Anyway, let me know your feelings about Fungi from Yuggoth. I'm interested mainly in their effectiveness as weird verse, as a product of Lovecraft's peculiar genius. I'm not concern'd with the debate as to whether the Fungi is a connected whole that tells some kind of narrative; & yet we cannot ignore the fact that H. P. Lovecraft himself attempted to write the Fungi as some kind of prose narrative, as is evidenced in the fragment known as "The Book."

What be ye thoughts, lassies and lads?
 
Yes, he began such an attempt, at least with the first three sonnets, but nothing beyond that really exists; and it is my strong suspicion that he ran into the difficulty of the sequence itself being too fragmented and unconnected in the usual narrative sense to allow of a prose recasting. On the other hand, I think R. Boerem did make some interesting contributions to a reading of the whole as a thematic narrative; a travel through the world of Lovecraft's (or his narrator's) dreams and nightmares -- hence the fact that some are truly horrific, some are ethereal, some are philosophic, and some do have a strongly absurdist aspect... as is the case with dreams themselves.

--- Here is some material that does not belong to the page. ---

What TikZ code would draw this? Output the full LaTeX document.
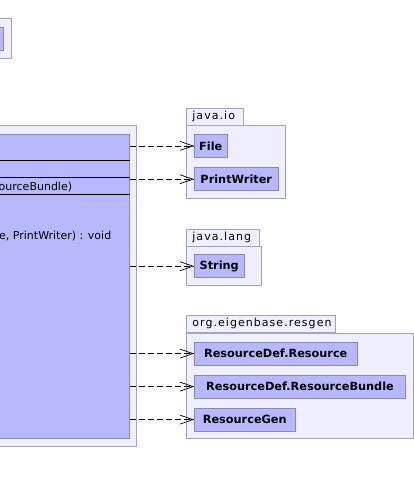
\documentclass[tikz,border=0pt]{standalone}
\usepackage{fontspec}
\setmainfont{DejaVu Sans}
\newfontfamily\pkgfont[LetterSpace=9.5]{DejaVu Sans}
\usetikzlibrary{arrows.meta}

\definecolor{pkgfill}{RGB}{238,238,255}
\definecolor{pkgline}{RGB}{164,164,184}
\definecolor{clsfill}{RGB}{184,184,255}
\definecolor{clsline}{RGB}{136,136,176}

\tikzset{
  pkgbody/.style={draw=pkgline, fill=pkgfill, line width=0.8pt},
  pkgtab/.style={draw=pkgline, fill=pkgfill, line width=0.8pt, anchor=north west,
    inner xsep=6pt, inner ysep=0pt, minimum height=16.7pt, text height=8pt,
    align=left, font=\fontsize{11}{12}\pkgfont},
  clsbox/.style={draw=clsline, fill=clsfill, line width=0.8pt, anchor=north west,
    minimum height=23pt, inner sep=0pt, font=\fontsize{11.3}{12}\bfseries\selectfont},
  member/.style={anchor=west, inner sep=0pt, font=\fontsize{11}{12}\selectfont},
  dep/.style={dash pattern=on 6pt off 3pt, line width=0.7pt,
    -{Straight Barb[length=13pt, width=9pt, line width=0.7pt]}}
}

\begin{document}
\begin{tikzpicture}[x=1pt, y=-1pt]
  \clip (0,0) rectangle (414,482);
  \fill[white] (0,0) rectangle (414,482);

  % package at top left
  \draw[pkgbody] (-20,18) rectangle (11.7,58);
  \draw[draw=clsline, fill=clsfill, line width=0.8pt] (-20,27) rectangle (3.3,50);

  % package holding the class
  \draw[pkgbody] (-20,125.7) rectangle (136,446);
  \node[clsbox, minimum width=148.7pt, minimum height=304pt] (cls) at (-20,134) {};
  \foreach \y in {160.7,177.7,194.3} {
      \draw[line width=0.8pt] (cls.west |- 0,\y) -- (cls.east |- 0,\y);
    }
  \node[member] (ctor) at (-1.5,187) {ourceBundle)};
  \node[member] (meth) at (-1,236) {e, PrintWriter) : void};

  % java.io
  \node[pkgtab, text width=45.3pt] (io) at (186,108.3) {java.io};
  \draw[pkgbody] (186,125) rectangle (285.7,198.3);
  \node[clsbox, minimum width=32.7pt] (file) at (194,134) {File};
  \node[clsbox, minimum width=83.7pt] (pw) at (194,167.3) {PrintWriter};

  % java.lang
  \node[pkgtab, text width=60.7pt] (lang) at (186,229.3) {java.lang};
  \draw[pkgbody] (186,246) rectangle (261.7,285);
  \node[clsbox, minimum width=49.7pt] (str) at (194,254.3) {String};

  % org.eigenbase.resgen
  \node[pkgtab, text width=137.3pt] (resgen) at (186,315.3) {org.eigenbase.resgen};
  \draw[pkgbody] (186,333) rectangle (413.5,438.3);
  \node[clsbox, minimum width=162.7pt] (rdr) at (194,341.7) {ResourceDef.Resource};
  \node[clsbox, minimum width=211.3pt] (rdb) at (194,374.7) {ResourceDef.ResourceBundle};
  \node[clsbox, minimum width=100.7pt] (rgen) at (194,407.7) {ResourceGen};

  % dependencies
  \foreach \t in {file,pw,str,rdr,rdb,rgen} {
      \draw[dep] (cls.east |- \t.west) -- (\t.west);
    }
\end{tikzpicture}
\end{document}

I don't want to get into too much of this at the moment, being more interested in hearing what others have to say on ths subject; but I would agree with you that different readings tend to bring out quite different facets of such verse, often giving it a completely different feel.
 
I've just read "The Black Tome of Alsophocus," published in Ramsey Campbell's NEW TALES OF THE CTHULHU MYTHOS (Arkham House 1980), with which Martin S. Warnes completes HPL's fragment, "The Book." I have read the story many times, and always come away extremely impressed. Reading "The Book" hints at many possibilities. It is intriguing to see Lovecraft writing something so blatantly occult in 1934. I have protested that Lovecraft would have continued to write tales that bordered on the supernatural had he lived, as that Gothic classic "The Haunter of the Dark" seems to attest. But the way that Lovecraft has written "The Book," the hints of how he would have proceeded had he not abandoned the piece, are dead intriguing; for it seems that he was preparing his narrator to experience a series of cosmic journeys and incidents that take him out of and beyond his mortality, to a state of being that is out of space and time, beyond mundane dimension. Kind of a totally cosmic sf-ish "Dream-Quest". That is my impression. It fills me with ideas on how to proceed with my own Lovecraftian writings, fictive paths of infinite possibilities.:D
 
Nine of the poems in the table of contents from my 1971 Ballantine paperback have been checked off as being read but I'm afraid I have no recollection what they were about, but I do remember I enjoyed reading them. I'll try to reread them and sample some new ones in the near future as I'm not working at the moment (during those rare moments I'm not despaired over not working:().
 
Dask, if you are not in the mood to read Fungi from Yuggoth there are a number of superb audio readings available for listening on YouTube. The poems are quite wonderful if one just listens to them being recited. William Hart offers an excellent reading, and his videos shew the text of the sonnets in a font that replicates H. P. Lovecraft's handwriting! It's too groovy. His YouTube channel is called CthulhuWho1.